Given the amount of spare time I have, you might ask, how did you let this happen?
Pretty simple. I’m still looking for work over a month later, and you know what? It’s pretty dull. Somewhat depressing, but mostly just really, really dull. I send in applications most every day (okay, weekday), and I’ve barely had any feedback. I’m definitely nearing over a hundred applications sent out with just one – count it, one – interview. It’s a proverbial kick to the crotch for my self-esteem.
Now, imagine a blog dedicated to whining about unemployment. You’re bored and uncomfortable just thinking about it, aren’t you? Newsflash to self – it’s a tough economy, I picked a ridiculous profession and many people are much worse off than myself.
So why am I writing now? After talking to many people who are or were in a similar predicament to me, the general consensus is that it’s difficult not tying your self-worth to your ability to find a job. You start out thinking you’re smart enough and have a carefully crafted resume; who won’t be banging down your door? Then, as time passes and that’s not the case, you start to lose it ever so slightly. All this time you should be taking advantage of you somehow end up wasting. Not to mention, you aren’t super pleasant to be around.
My long-winded point is this – I was determined to be better at the beginning of 2011, and this situation threw me a curve ball. One that I really should have seen coming a mile away, granted. So now, I’m going to accept that it may take a long while yet, but be better anyway! The one remaining problem – after a long day of job searching, an unpleasant task to say the least, there is nothing I’d rather do than nothing at all. But, for new and improved Colleen, this is unacceptable.
The obvious thing would be to take up a hobby. But I have no patience to learn a new skill, so what then? Well, I like watching movies and having opinions about things I don’t know much about. Can I write about that?
Indeed I can and will. It’s with this reasoning that I’ve decided to go about the nonsensical task of making my way through the American Film Institute’s Top 100 films (the 10th anniversary edition) and track my journey from #100 to #1.
For those of you who are unfamiliar, the AFI top 100 is a list they make by polling more than 1,500 artists and leaders in the film who chose from a list of 400 nominated movies (more information on the Wikipedia page). When organizing this list on a handsome Excel spreadsheet, I was astonished that I hadn’t seen 65 of the 100. Some I can’t believe I haven’t seen (Schindler’s List, Rocky) and many I hadn’t even heard of (Swing Time, The Deer Hunter, The Wild Bunch, Yankee Doodle Dandy…should I be embarrassed that I don’t know these films?).
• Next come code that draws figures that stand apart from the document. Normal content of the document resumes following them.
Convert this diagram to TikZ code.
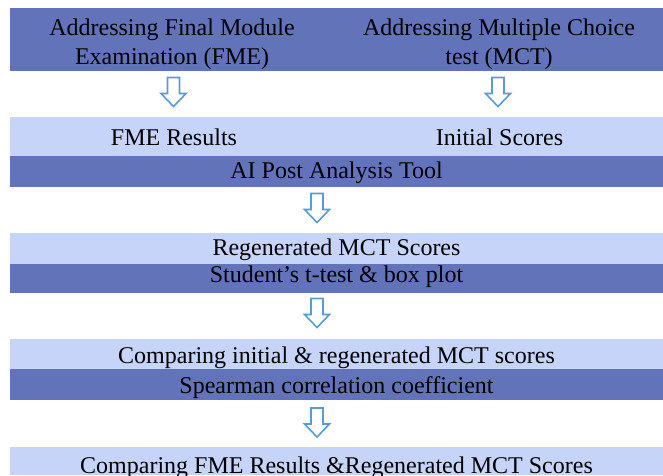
\documentclass[tikz,border=0pt]{standalone}
\usepackage{fontspec}
\setmainfont{Liberation Serif}
\definecolor{bandDark}{RGB}{99,115,185}
\definecolor{bandLight}{RGB}{198,212,250}
\definecolor{arrowBlue}{RGB}{91,155,213}
\begin{document}
\begin{tikzpicture}[x=1pt,y=-1pt,
  band/.style={rectangle, draw=none, inner sep=0pt, anchor=north west, minimum width=653pt},
  dark/.style={band, fill=bandDark},
  light/.style={band, fill=bandLight},
  lbl/.style={inner sep=0pt, anchor=base, font=\fontsize{24}{29}\selectfont, text=black},
  downarrow/.pic={\draw[arrowBlue, line width=1.6pt, fill=white, line join=miter]
     (-6,0) -- (-6,16) -- (-12.5,16) -- (0,29) -- (12.5,16) -- (6,16) -- (6,0) -- cycle;}
]
\useasboundingbox (0,0) rectangle (663,475);
% bands
\node[dark,  minimum height=63pt] (b1) at (10,8) {};
\node[light, minimum height=39pt] (b2) at (10,117) {};
\node[dark,  minimum height=31pt] (b3) at (10,156) {};
\node[light, minimum height=31pt] (b4) at (10,233) {};
\node[dark,  minimum height=29pt] (b5) at (10,264) {};
\node[light, minimum height=30pt] (b6) at (10,339) {};
\node[dark,  minimum height=31pt] (b7) at (10,369) {};
\node[light, minimum height=28pt] (b8) at (10,447) {};
% texts
\node[lbl] (t1a) at (172,35) {Addressing Final Module};
\node[lbl] (t1b) at (172,64) {Examination (FME)};
\node[lbl] (t2a) at (499,35) {Addressing Multiple Choice};
\node[lbl] (t2b) at (499,64) {test (MCT)};
\node[lbl] (t3) at (174,145) {FME Results};
\node[lbl] (t4) at (499.5,145) {Initial Scores};
\node[lbl] (t5) at (336.5,178) {AI Post Analysis Tool};
\node[lbl] (t6) at (336.5,255) {Regenerated MCT Scores};
\node[lbl] (t7) at (336.5,282.5) {Student’s t-test \& box plot};
\node[lbl] (t8) at (336.5,363) {Comparing initial \& regenerated MCT scores};
\node[lbl] (t9) at (336.5,393) {Spearman correlation coefficient};
\node[lbl] (t10) at (336.5,473.5) {Comparing FME Results \&Regenerated MCT Scores};
% arrows
\pic (a1) at (173.5,77.5) {downarrow};
\pic (a2) at (498,77.5) {downarrow};
\pic (a3) at (317,193.5) {downarrow};
\pic (a4) at (317,298.5) {downarrow};
\pic (a5) at (317,408) {downarrow};
\end{tikzpicture}
\end{document}
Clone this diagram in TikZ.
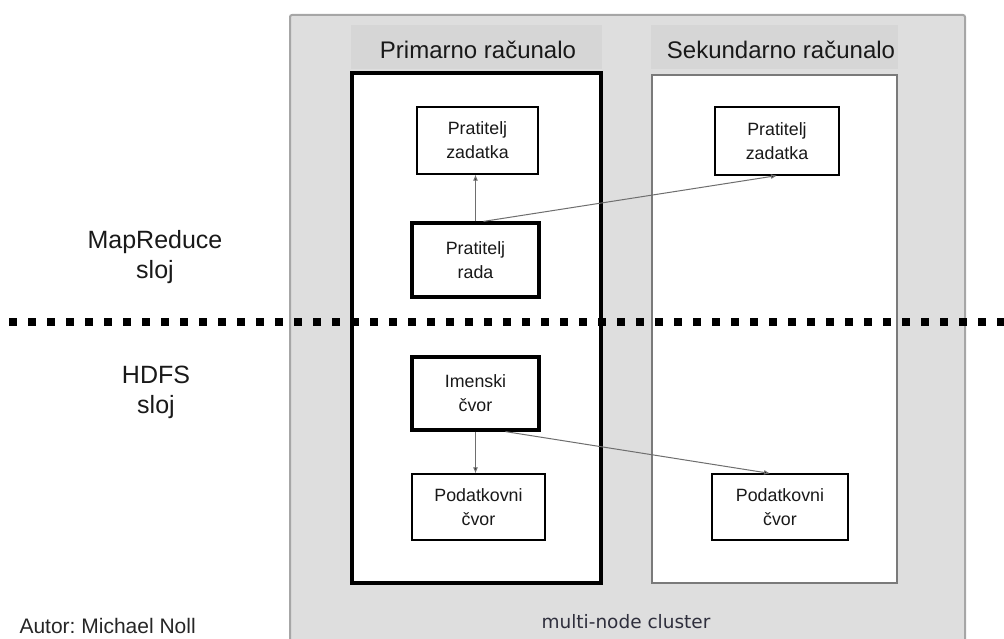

It begs the question, why? Why, Colleen, would you devote so much of your time to such a silly thing? Why aren’t you doing something more productive or interesting? And seriously, why should we care what you think about movies when you’re too much of a snob to like Avatar or Inception?
All good points, hypothetical conversation. The truth is, thanks to Netflix, it’s not an expensive endeavor and my funds are short. I’ll be practicing my writing and it will be fun to do. I will approach each movie, even those I’ve seen before or are not really my taste, with as open a mind as possible. Maybe this whole idea will crash and burn, maybe it will be awful, but hey, you never know until you try!
On that note, any criticism or notes you, my five or so readers, would like to offer is all very welcome. To start, it’s Ben Hur at #100. Only three hours and twenty minutes long…what fun?